● Data extract:

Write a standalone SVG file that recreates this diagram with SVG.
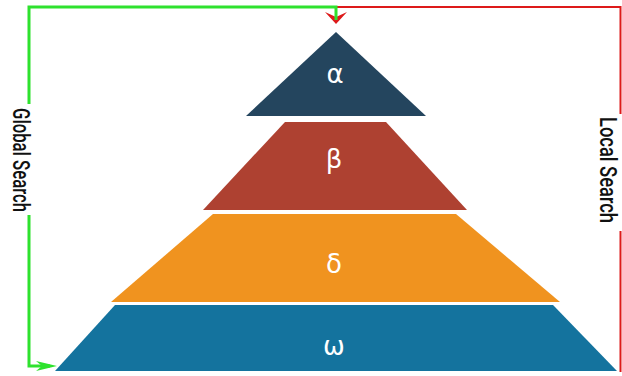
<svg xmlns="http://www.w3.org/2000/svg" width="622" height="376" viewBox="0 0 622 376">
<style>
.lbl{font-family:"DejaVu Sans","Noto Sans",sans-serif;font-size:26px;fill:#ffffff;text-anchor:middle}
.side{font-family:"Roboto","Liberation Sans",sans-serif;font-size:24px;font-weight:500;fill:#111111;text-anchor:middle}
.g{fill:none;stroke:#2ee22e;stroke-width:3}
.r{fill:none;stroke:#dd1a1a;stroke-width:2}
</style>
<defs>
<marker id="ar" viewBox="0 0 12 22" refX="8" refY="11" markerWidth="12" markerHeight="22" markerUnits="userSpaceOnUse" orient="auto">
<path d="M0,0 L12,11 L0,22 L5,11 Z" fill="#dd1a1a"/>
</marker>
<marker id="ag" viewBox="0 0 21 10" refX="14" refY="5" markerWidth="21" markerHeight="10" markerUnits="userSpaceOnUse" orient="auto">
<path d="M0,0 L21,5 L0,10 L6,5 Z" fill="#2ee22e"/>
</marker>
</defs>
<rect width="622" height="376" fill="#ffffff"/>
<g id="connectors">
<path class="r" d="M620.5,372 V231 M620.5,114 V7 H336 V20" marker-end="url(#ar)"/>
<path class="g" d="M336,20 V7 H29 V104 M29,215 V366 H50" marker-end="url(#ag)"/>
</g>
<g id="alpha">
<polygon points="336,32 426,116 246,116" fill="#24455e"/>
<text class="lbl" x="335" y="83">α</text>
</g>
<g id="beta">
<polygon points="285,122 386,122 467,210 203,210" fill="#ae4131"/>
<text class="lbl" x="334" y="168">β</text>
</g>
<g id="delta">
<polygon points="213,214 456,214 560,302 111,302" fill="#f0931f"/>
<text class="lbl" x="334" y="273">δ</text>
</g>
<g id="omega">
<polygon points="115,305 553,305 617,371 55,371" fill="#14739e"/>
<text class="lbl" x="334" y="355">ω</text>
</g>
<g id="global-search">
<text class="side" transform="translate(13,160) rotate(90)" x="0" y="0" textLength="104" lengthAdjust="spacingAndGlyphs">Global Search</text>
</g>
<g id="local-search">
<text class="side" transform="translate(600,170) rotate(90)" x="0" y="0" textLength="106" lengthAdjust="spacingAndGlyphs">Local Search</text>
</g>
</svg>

● Objective: Restate the entire listing word for word, excluding pictures.

● Exercise response:
Write a standalone SVG file that recreates this diagram with SVG.
<svg xmlns="http://www.w3.org/2000/svg" width="622" height="376" viewBox="0 0 622 376">
<style>
.lbl{font-family:"DejaVu Sans","Noto Sans",sans-serif;font-size:26px;fill:#ffffff;text-anchor:middle}
.side{font-family:"Roboto","Liberation Sans",sans-serif;font-size:24px;font-weight:500;fill:#111111;text-anchor:middle}
.g{fill:none;stroke:#2ee22e;stroke-width:3}
.r{fill:none;stroke:#dd1a1a;stroke-width:2}
</style>
<defs>
<marker id="ar" viewBox="0 0 12 22" refX="8" refY="11" markerWidth="12" markerHeight="22" markerUnits="userSpaceOnUse" orient="auto">
<path d="M0,0 L12,11 L0,22 L5,11 Z" fill="#dd1a1a"/>
</marker>
<marker id="ag" viewBox="0 0 21 10" refX="14" refY="5" markerWidth="21" markerHeight="10" markerUnits="userSpaceOnUse" orient="auto">
<path d="M0,0 L21,5 L0,10 L6,5 Z" fill="#2ee22e"/>
</marker>
</defs>
<rect width="622" height="376" fill="#ffffff"/>
<g id="connectors">
<path class="r" d="M620.5,372 V231 M620.5,114 V7 H336 V20" marker-end="url(#ar)"/>
<path class="g" d="M336,20 V7 H29 V104 M29,215 V366 H50" marker-end="url(#ag)"/>
</g>
<g id="alpha">
<polygon points="336,32 426,116 246,116" fill="#24455e"/>
<text class="lbl" x="335" y="83">α</text>
</g>
<g id="beta">
<polygon points="285,122 386,122 467,210 203,210" fill="#ae4131"/>
<text class="lbl" x="334" y="168">β</text>
</g>
<g id="delta">
<polygon points="213,214 456,214 560,302 111,302" fill="#f0931f"/>
<text class="lbl" x="334" y="273">δ</text>
</g>
<g id="omega">
<polygon points="115,305 553,305 617,371 55,371" fill="#14739e"/>
<text class="lbl" x="334" y="355">ω</text>
</g>
<g id="global-search">
<text class="side" transform="translate(13,160) rotate(90)" x="0" y="0" textLength="104" lengthAdjust="spacingAndGlyphs">Global Search</text>
</g>
<g id="local-search">
<text class="side" transform="translate(600,170) rotate(90)" x="0" y="0" textLength="106" lengthAdjust="spacingAndGlyphs">Local Search</text>
</g>
</svg>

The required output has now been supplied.